1,13 Millionen illegale Migranten stellten im Jahr 2023 einen Asyl-Antrag in der EU (plus Norwegen und Schweden), 58.610 davon in Österreich. Das ist ein europaweiter Anstieg um 17 Prozent gegenüber dem Vorjahr (966.000 Anträge) und der höchste Wert seit der Flüchtlingskrise 2016. Mit einer Entspannung ist in diesem Jahr nicht zu rechnen. Im Gegenteil.

Nach Einschätzung des „International Centre for Migration Policy Development“ (ICMPD, deutsch: Internationales Zentrum für die Entwicklung von Migrationspolitik) wird die Zuwanderung nach Europa erneut steigen. „Wir sehen keine Anzeichen für einen Rückgang der Zahlen“, sagt ICMPD-Chef Michael Spindelegger. Österreichs ehemaliger Vizekanzler und Vizekanzler rechnet mit noch mehr Migranten aus Krisenregionen, wie Afghanistan und dem Gazastreifen, sagt er gegenüber dem „Handelsblatt“. Auch aus der Ukraine könnten mehr Menschen kommen, falls Russland die Bombardierung ukrainischer Städte intensiviert. Eine genaue Prognose will das ICMPD in den kommenden Tagen vorlegen.

Ex-Vizekanzler Michael Spindelegger übernahm im Jänner 2016 die Leitung des Internationalen Zentrums für die Entwicklung von Migrationspolitik (ICMPD) in Wien.APA/HANS KLAUS TECHT

Asylreform der EU wird in den Jahren 2024 und 2025 nichts ändern

Dass die kürzlich von der EU beschlossene Asylreform am Zustrom etwas ändern wird, bezweifelt Spindelegger. Denn sie tritt erst 2026 in Kraft: „Für dieses und nächstes Jahr brauchen wir uns keine Erleichterung zu erhoffen.“ Grundsätzlich befürwortet der ICMPD-Chef, dass sich die EU-Mitgliedsstaaten auf einen gemeinsamen Weg einigen konnten. Bei den bevorstehenden Europawahlen würden sie damit aber nicht punkten.

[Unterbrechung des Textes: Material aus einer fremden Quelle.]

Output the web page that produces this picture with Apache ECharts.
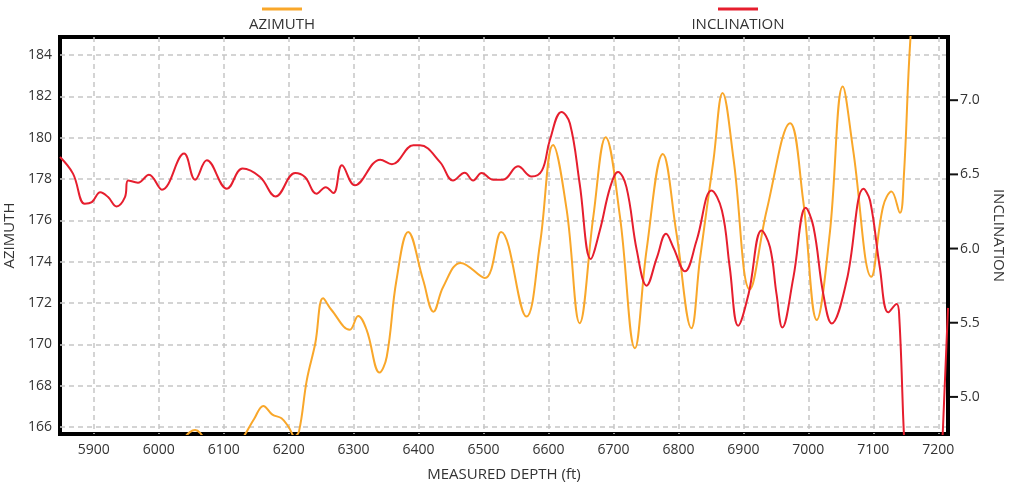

Die Staatschefs und das Europaparlament wollten die Reform unbedingt vor den Wahlen im Juni beschließen. Sie hoffen so den Zuspruch für Rechtsparteien abzuschwächen, die mit besonderem Nachdruck vor der unkontrollierten Einwanderung warnen. Spindelegger winkt ab: „Es wäre für mich ein neues Erlebnis, wenn eine Richtlinie oder Verordnung der Europäischen Union tatsächlich beim Wähler etwas bewirkt.“ Zuwanderung werde im Wahlkampf voraussichtlich ein wichtiges Thema sein.

Dem EU-Parlament könnte 2024 ein Rechtsruck bei den Wahlen bevorstehen.

Bilaterale Abkommen mit Herkunftsländern nötig

Um abgelehnte Asylwerber zurückzuschicken, sollten die europäischen Regierungen bilaterale Abkommen mit Drittstaaten schließen, fordert Spindelegger. Sofern diese Staaten ebenfalls davon profitieren, würden sie sich darauf einlassen. Der ÖVP-Politiker nannte legale Wege für qualifizierte Arbeitsmigranten nach Europa, die dann ihr Geld nach Hause schicken. Aus seiner Sicht sei das – im Gegensatz zu jetzt – eine Win-Win-Situation. Die legale Einwanderung werde immer wichtiger werden, weil europäische Unternehmen zunehmend händeringend Arbeitskräfte suchten. Anstelle von Asylwerbern in der Grundsicherung hätte Europa dann dringend benötigte Arbeitskräfte, meint Spindelegger. Die Nachfrage werde weiter steigen, sobald die Wirtschaft wieder wächst.

Dass man bisherigen Asylwerbern eine Arbeitserlaubnis gewährt, lehnt Spindelegger aber ab: „Das wäre eine Einladungskarte für Hunderttausende neue Flüchtlinge, die dann diesen Weg wählen.

Im ICMPD sind 20 Staaten Mitglied. Die 1993 gegründete Organisation wird von den UN und der EU gefördert.